UK and International Tax news
EC Opens In Depth Investigations Into Excess Profit Tax Rulings Granted By Belgium To Multinational Companies
Friday 20th September 2019
The European Commission has opened separate in-depth investigations to assess whether “excess profit” tax rulings granted by Belgium to 39 multinational companies gave those companies an unfair advantage over their competitors, in breach of EU State aid rules.
The latest investigations follow the General Court’s February 2019 annulment of the EC’s January 2016 decision concluding that the same tax rulings formed part of a Belgian aid scheme that was illegal under EU State aid rules. The Court did not take a position on whether or not the “excess profit” tax exemptions gave rise to illegal state aid but found that the EC had failed to establish the existence of a scheme. According to the General Court, the compatibility of the tax rulings with EU state aid rules needs to be assessed individually, and thus the EC has now opened separate in-depth investigations into the individual tax rulings. At the same time, the EC has appealed the judgment of the General Court to the ECJ to seek further clarity on the existence of an aid scheme. These proceedings are ongoing.

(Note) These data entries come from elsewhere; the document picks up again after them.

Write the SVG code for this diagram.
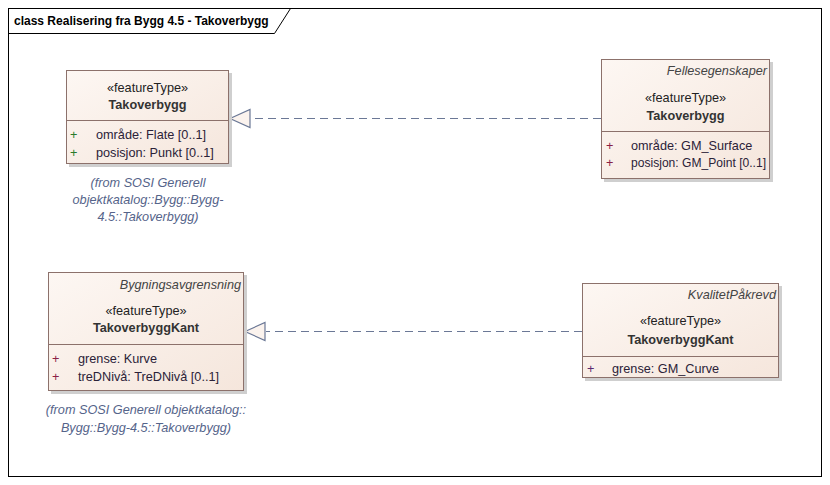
<svg xmlns="http://www.w3.org/2000/svg" width="830" height="485" viewBox="0 0 830 485">
<defs>
<linearGradient id="boxfill" x1="0" y1="0" x2="1" y2="1">
<stop offset="0" stop-color="#fdf7f3"/>
<stop offset="1" stop-color="#f5e6dc"/>
</linearGradient>
</defs>
<style>
text{font-family:"Liberation Sans",Arial,sans-serif;font-size:12.7px;fill:#222}
.title{font-size:12px;font-weight:bold;fill:#000}
.box{fill:url(#boxfill);stroke:#8c716b;stroke-width:1}
.shadow{fill:#cfcfcf}
.div{stroke:#8c716b;stroke-width:1}
.st{text-anchor:middle}
.nm{text-anchor:middle;font-weight:bold;fill:#333}
.tag{text-anchor:end;font-style:italic;fill:#444}
.from{text-anchor:middle;font-style:italic;fill:#55648a}
.attr{fill:#2b2238}
.pg{fill:#2a7a2a}
.pm{fill:#8a1f45}
.pp{fill:#5a2a70}
.dash{stroke:#6b7896;stroke-width:1.2;stroke-dasharray:8 5;fill:none}
.tri{fill:#fbf3ee;stroke:#6b7896;stroke-width:1.2}
</style>
<rect x="0" y="0" width="830" height="485" fill="#fff"/>
<g id="frame">
<rect x="8.5" y="8.5" width="813" height="468" fill="none" stroke="#000" stroke-width="1"/>
<path d="M8.5 33.5 H274.5 L290.5 8.5" fill="none" stroke="#000" stroke-width="1"/>
<text class="title" x="14" y="25">class Realisering fra Bygg 4.5 - Takoverbygg</text>
</g>
<g id="connectors">
<line class="dash" x1="601" y1="118.5" x2="251" y2="118.5"/>
<polygon class="tri" points="230,118.5 250,109.5 250,127.5"/>
<line class="dash" x1="582" y1="331.5" x2="266" y2="331.5"/>
<polygon class="tri" points="245,331.5 265,322.5 265,340.5"/>
</g>
<g id="node-takoverbygg-1">
<rect class="shadow" x="69" y="73" width="163" height="94"/>
<rect class="box" x="66.5" y="70.5" width="162" height="93"/>
<line class="div" x1="66.5" y1="120.5" x2="228.5" y2="120.5"/>
<text class="st" x="147.5" y="92">«featureType»</text>
<text class="nm" x="147.5" y="109">Takoverbygg</text>
<text class="pg" x="70" y="139">+</text>
<text class="attr" x="96" y="139">område: Flate [0..1]</text>
<text class="pg" x="70" y="157">+</text>
<text class="attr" x="96" y="157">posisjon: Punkt [0..1]</text>
<text class="from" x="148" y="187">(from SOSI Generell</text>
<text class="from" x="148" y="204">objektkatalog::Bygg::Bygg-</text>
<text class="from" x="148" y="221">4.5::Takoverbygg)</text>
</g>
<g id="node-takoverbygg-2">
<rect class="shadow" x="604" y="62" width="169" height="120"/>
<rect class="box" x="601.5" y="59.5" width="168" height="119"/>
<line class="div" x1="601.5" y1="131.5" x2="769.5" y2="131.5"/>
<text class="tag" x="767" y="75">Fellesegenskaper</text>
<text class="st" x="685.5" y="102">«featureType»</text>
<text class="nm" x="685.5" y="120">Takoverbygg</text>
<text class="pm" x="606" y="150">+</text>
<text class="attr" x="631" y="150">område: GM_Surface</text>
<text class="pm" x="606" y="167">+</text>
<text class="attr" x="631" y="167" textLength="135" lengthAdjust="spacingAndGlyphs">posisjon: GM_Point [0..1]</text>
</g>
<g id="node-takoverbyggkant-1">
<rect class="shadow" x="51" y="275" width="196" height="119"/>
<rect class="box" x="48.5" y="272.5" width="195" height="118"/>
<line class="div" x1="48.5" y1="344.5" x2="243.5" y2="344.5"/>
<text class="tag" x="241" y="289">Bygningsavgrensning</text>
<text class="st" x="146" y="315">«featureType»</text>
<text class="nm" x="146" y="332">TakoverbyggKant</text>
<text class="pm" x="52" y="363">+</text>
<text class="attr" x="78" y="363">grense: Kurve</text>
<text class="pm" x="52" y="381">+</text>
<text class="attr" x="78" y="381">treDNivå: TreDNivå [0..1]</text>
<text class="from" x="146" y="414">(from SOSI Generell objektkatalog::</text>
<text class="from" x="146" y="432">Bygg::Bygg-4.5::Takoverbygg)</text>
</g>
<g id="node-takoverbyggkant-2">
<rect class="shadow" x="585" y="286" width="197" height="95"/>
<rect class="box" x="582.5" y="283.5" width="196" height="94"/>
<line class="div" x1="582.5" y1="356.5" x2="778.5" y2="356.5"/>
<text class="tag" x="776" y="299">KvalitetPåkrevd</text>
<text class="st" x="680.5" y="325">«featureType»</text>
<text class="nm" x="680.5" y="344">TakoverbyggKant</text>
<text class="pp" x="587" y="373">+</text>
<text class="attr" x="612" y="373">grense: GM_Curve</text>
</g>
</svg>
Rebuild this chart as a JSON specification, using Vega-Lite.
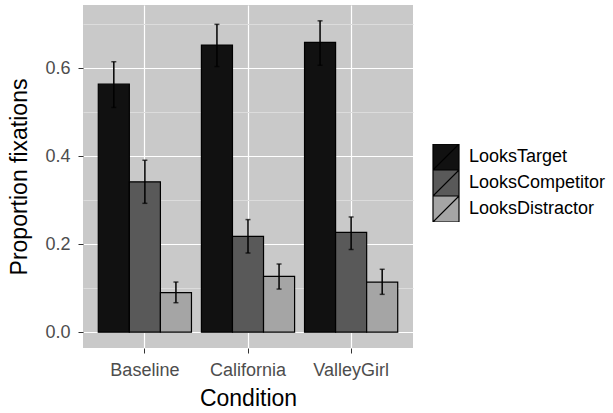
{
  "$schema": "https://vega.github.io/schema/vega-lite/v6.json",
  "width": 330,
  "height": 343,
  "autosize": {"type": "none"},
  "padding": {"left": 83, "top": 5, "right": 200, "bottom": 65},
  "background": "white",
  "config": {
    "font": "Liberation Sans",
    "view": {"fill": "#C9C9C9", "stroke": null},
    "axis": {"domain": false, "gridColor": "white", "gridWidth": 1.2, "tickColor": "#333333", "labelColor": "#4D4D4D", "titleColor": "black", "titleFontWeight": "normal"}
  },
  "data": {
    "values": [
      {"Condition": "Baseline", "Measure": "LooksTarget", "mean": 0.564, "lo": 0.511, "hi": 0.615},
      {"Condition": "Baseline", "Measure": "LooksCompetitor", "mean": 0.342, "lo": 0.293, "hi": 0.391},
      {"Condition": "Baseline", "Measure": "LooksDistractor", "mean": 0.090, "lo": 0.067, "hi": 0.114},
      {"Condition": "California", "Measure": "LooksTarget", "mean": 0.653, "lo": 0.604, "hi": 0.700},
      {"Condition": "California", "Measure": "LooksCompetitor", "mean": 0.218, "lo": 0.180, "hi": 0.256},
      {"Condition": "California", "Measure": "LooksDistractor", "mean": 0.127, "lo": 0.098, "hi": 0.155},
      {"Condition": "ValleyGirl", "Measure": "LooksTarget", "mean": 0.659, "lo": 0.607, "hi": 0.708},
      {"Condition": "ValleyGirl", "Measure": "LooksCompetitor", "mean": 0.227, "lo": 0.188, "hi": 0.262},
      {"Condition": "ValleyGirl", "Measure": "LooksDistractor", "mean": 0.114, "lo": 0.086, "hi": 0.143}
    ]
  },
  "encoding": {
    "x": {
      "field": "Condition", "type": "nominal",
      "scale": {"paddingInner": 0, "paddingOuter": 0.1},
      "axis": {"labelAngle": 0, "labelFontSize": 18, "tickSize": 5, "labelPadding": 8, "title": "Condition", "titleFontSize": 23, "titlePadding": 8, "grid": true, "gridWidth": 1.2}
    },
    "xOffset": {
      "field": "Measure", "type": "nominal",
      "sort": ["LooksTarget", "LooksCompetitor", "LooksDistractor"],
      "scale": {"paddingInner": 0, "paddingOuter": 0.16}
    }
  },
  "layer": [
    {
      "mark": {"type": "rule", "opacity": 0},
      "encoding": {
        "y": {
          "field": "mean", "type": "quantitative",
          "scale": {"domain": [-0.036, 0.744], "nice": false, "zero": false},
          "axis": {"values": [0.1, 0.3, 0.5, 0.7], "labels": false, "ticks": false, "grid": true, "gridColor": "#DCDCDC", "gridWidth": 1, "title": null, "orient": "right"}
        }
      }
    },
    {
      "mark": {"type": "bar", "stroke": "black", "strokeWidth": 1.2},
      "encoding": {
        "y": {
          "field": "mean", "type": "quantitative",
          "axis": {"values": [0, 0.2, 0.4, 0.6], "format": ".1f", "labelFontSize": 18, "tickSize": 5, "labelPadding": 8, "title": "Proportion fixations", "titleFontSize": 23, "titlePadding": 13, "grid": true, "orient": "left"}
        },
        "fill": {
          "field": "Measure", "type": "nominal",
          "sort": ["LooksTarget", "LooksCompetitor", "LooksDistractor"],
          "scale": {"range": ["#111111", "#595959", "#A5A5A5"]},
          "legend": {
            "title": null, "orient": "none", "legendX": 349, "legendY": 139,
            "symbolType": "M-1,-1H1V1H-1Z M-1,1L1,-1", "symbolSize": 676, "symbolStrokeColor": "black", "symbolStrokeWidth": 1.2,
            "labelFontSize": 18, "labelColor": "black", "labelOffset": 9, "rowPadding": 0, "clipHeight": 26
          }
        }
      }
    },
    {
      "mark": {"type": "rule", "color": "black", "strokeWidth": 1.5},
      "encoding": {
        "y": {"field": "lo", "type": "quantitative", "axis": null},
        "y2": {"field": "hi"}
      }
    },
    {
      "mark": {"type": "tick", "color": "black", "size": 5, "thickness": 1.5},
      "encoding": {"y": {"field": "lo", "type": "quantitative", "axis": null}}
    },
    {
      "mark": {"type": "tick", "color": "black", "size": 5, "thickness": 1.5},
      "encoding": {"y": {"field": "hi", "type": "quantitative", "axis": null}}
    }
  ],
  "resolve": {"axis": {"y": "independent"}}
}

The in-depth investigations concern individual “excess profit” tax rulings issued by Belgium between 2005 and 2014 in favour of 39 Belgian companies belonging to multinational groups, most of which are headquartered in Europe.
Belgian company tax rules require companies, as a starting point, to be taxed based on profit actually recorded from activities in Belgium. However, the Belgian “excess profit” tax rulings allowed multinational entities in Belgium to reduce their corporate tax liability by so-called “excess profits” that allegedly result from the advantage of being part of a multinational group. These advantages included synergies, economies of scale, reputation, client and supplier networks, or access to new markets. In practice, the rulings usually resulted in between 50% and 90% of those companies’ accounting profit being exempt from taxation.
The EC’s preliminary view is that by discounting “excess profit” from the beneficiaries’ tax base, the tax rulings under investigation selectively misapplied the Belgian income tax code. In particular, the EC has concerns that the rulings endorsed unilateral downward adjustments of the beneficiaries’ tax base, although the legal conditions were not fulfilled. Furthermore, the EC has concerns that the Belgian practice of issuing “excess profit” rulings in favour of certain companies may have discriminated against certain other Belgian companies which did not or could not receive such a ruling. As a result, the tax rulings may have given a selective advantage to the 39 multinational companies, allowing them to pay substantially less tax.